St. Olaf News

 

Student gains curatorial experience at prestigious Viennese museum

Part of her internship at the Weltmuseum Wein took St. Olaf College student Kirsten Schowalter '15 into the storage areas of the museum's collections, where she helped develop the digital object inventory in the museum database.

Part of her internship at the Weltmuseum Wien took St. Olaf College student Kirsten Schowalter ’15 into the storage areas of the museum’s collections, where she helped develop the digital object inventory in the museum database.

For St. Olaf College student Kirsten Schowalter ’15, an internship this summer with the Weltmuseum Wien — the Worldmuseum Vienna — was not only a chance to gain professional skills, but also an opportunity to apply her liberal arts experience in a professional setting.

“I was interested in working with Weltmuseum Wien because I felt the efforts of the museum were a summation of many of my experiences at St. Olaf,” says Schowalter.

Schowalter just completed an internship with the curatorial department at the museum, which is one of the most important ethnological museums in the world.

Home to more than 200,000 artifacts and ethnographic objects, including a feathered headdress thought to have belonged to Moctezuma II, the museum is housed in the famed Hofburg Palace, once the residence of the Austro-Hungarian Empire’s ruling Hapsburg family and currently the seat of the president of Austria.

The museum is undergoing a significant renovation that will reopen rooms that haven’t been used in years, making space for a number of new collections to be put on display.

“To give you a sense of scale, there are currently four exhibitions at Weltmuseum Wien, three of which are temporary,” Schowalter says. “By 2016, Weltmuseum Wien plans to open 15 new permanent exhibitions.”

Schowalter’s work related to the development of these new exhibits.

“I researched content that may be included in the exhibits and helped organize the objects so that the architects of the renovation project are able to have a smooth collaboration with the curatorial staff,” she says.

“It was a good experience for everyone involved,” says Barbara Plankensteiner, Schowalter’s supervisor and the museum’s deputy director, chief curator, and curator of the Sub-Saharan African collection. “Kirsten gained insider background and thought about both academic and field-related questions, and having a new person to work with always adds to the institution.”

Kirsten Schowalter ’15 stands in the Weltmuseum Wien.

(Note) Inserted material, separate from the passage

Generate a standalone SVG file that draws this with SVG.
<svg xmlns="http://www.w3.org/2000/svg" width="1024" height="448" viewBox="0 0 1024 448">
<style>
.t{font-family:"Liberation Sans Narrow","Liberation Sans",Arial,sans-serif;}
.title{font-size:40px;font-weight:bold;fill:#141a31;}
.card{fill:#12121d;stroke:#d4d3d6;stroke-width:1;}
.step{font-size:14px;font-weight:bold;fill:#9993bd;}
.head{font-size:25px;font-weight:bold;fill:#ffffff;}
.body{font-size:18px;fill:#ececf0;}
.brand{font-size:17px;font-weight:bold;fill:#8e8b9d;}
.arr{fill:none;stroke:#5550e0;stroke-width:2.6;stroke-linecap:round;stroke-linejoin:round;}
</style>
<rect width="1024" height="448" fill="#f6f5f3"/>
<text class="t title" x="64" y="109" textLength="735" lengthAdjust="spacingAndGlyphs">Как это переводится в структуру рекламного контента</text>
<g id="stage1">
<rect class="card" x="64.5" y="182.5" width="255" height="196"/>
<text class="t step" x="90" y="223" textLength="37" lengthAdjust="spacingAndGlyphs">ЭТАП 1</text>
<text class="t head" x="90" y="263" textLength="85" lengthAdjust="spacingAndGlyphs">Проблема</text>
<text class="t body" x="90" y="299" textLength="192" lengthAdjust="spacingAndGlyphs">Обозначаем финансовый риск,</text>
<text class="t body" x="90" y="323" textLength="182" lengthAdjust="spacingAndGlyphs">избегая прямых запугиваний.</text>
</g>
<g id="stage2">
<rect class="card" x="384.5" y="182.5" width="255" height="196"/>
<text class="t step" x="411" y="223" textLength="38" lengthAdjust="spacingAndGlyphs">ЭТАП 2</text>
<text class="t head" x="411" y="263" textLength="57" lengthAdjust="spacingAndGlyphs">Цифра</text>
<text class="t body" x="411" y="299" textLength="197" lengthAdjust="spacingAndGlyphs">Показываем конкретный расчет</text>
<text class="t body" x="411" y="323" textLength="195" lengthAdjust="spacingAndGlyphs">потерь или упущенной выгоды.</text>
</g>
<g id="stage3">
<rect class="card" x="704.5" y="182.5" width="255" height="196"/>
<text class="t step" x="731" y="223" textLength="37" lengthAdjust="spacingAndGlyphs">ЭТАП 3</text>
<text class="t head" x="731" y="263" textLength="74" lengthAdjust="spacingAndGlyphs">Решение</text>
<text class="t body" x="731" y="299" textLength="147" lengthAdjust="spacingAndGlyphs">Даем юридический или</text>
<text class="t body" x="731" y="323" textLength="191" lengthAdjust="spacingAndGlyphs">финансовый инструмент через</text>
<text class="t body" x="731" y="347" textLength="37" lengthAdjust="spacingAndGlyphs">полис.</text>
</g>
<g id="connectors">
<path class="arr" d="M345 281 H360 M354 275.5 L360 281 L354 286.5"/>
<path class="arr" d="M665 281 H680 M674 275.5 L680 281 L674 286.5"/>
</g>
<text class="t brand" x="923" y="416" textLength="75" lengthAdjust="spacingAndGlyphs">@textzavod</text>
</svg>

The museum is housed in the famed Hofburg Palace, once the residence of the Austro-Hungarian Empire’s ruling Hapsburg family and currently the seat of the president of Austria.

Kirsten Schowalter ’15 stands in the Weltmuseum Wien. The museum is housed in the famed Hofburg Palace, once the residence of the Austro-Hungarian Empire’s ruling Hapsburg family and currently the seat of the president of Austria.

Getting credit
Through the St. Olaf Piper Center for Vocation and Career, Schowalter’s internship counts for academic credit. She worked with Assistant Professor of Sociology Ibtesam Al Atiyat to investigate the sociological themes surrounding museums and prepare a formal presentation on the topic, which she will deliver on campus in the fall.

“Kirsten thought deeply about what constitutes a museum, reflected on the representation of other cultures at a museum located in Europe, and examined questions related to the ultimate purpose of a museum and the functions of power it serves,” says Al Atiyat.

“What is unique about her internship is that she was not simply going through the experience without engaging in a reflective critical assessment of the tasks she performed and the place she worked,” she adds. “The readings we added to her workload gave her internship a scholarly frame — a frame that fits well within the promise of liberal arts education.”

Schowalter says that the museum’s mission — to inspire “greater understanding of the global diversity of our world” — aligns with the course her studies have taken at St. Olaf.

“The museum’s work to communicate this diversity provided a platform for me to reflect on my experience at St. Olaf,” she says. “I’ve done coursework in Spanish, sociology/anthropology, philosophy, linguistics, history, dance, and political science, and been involved in Companydance. This internship helped me think about how I can communicate what I’ve learned from these experiences to others.”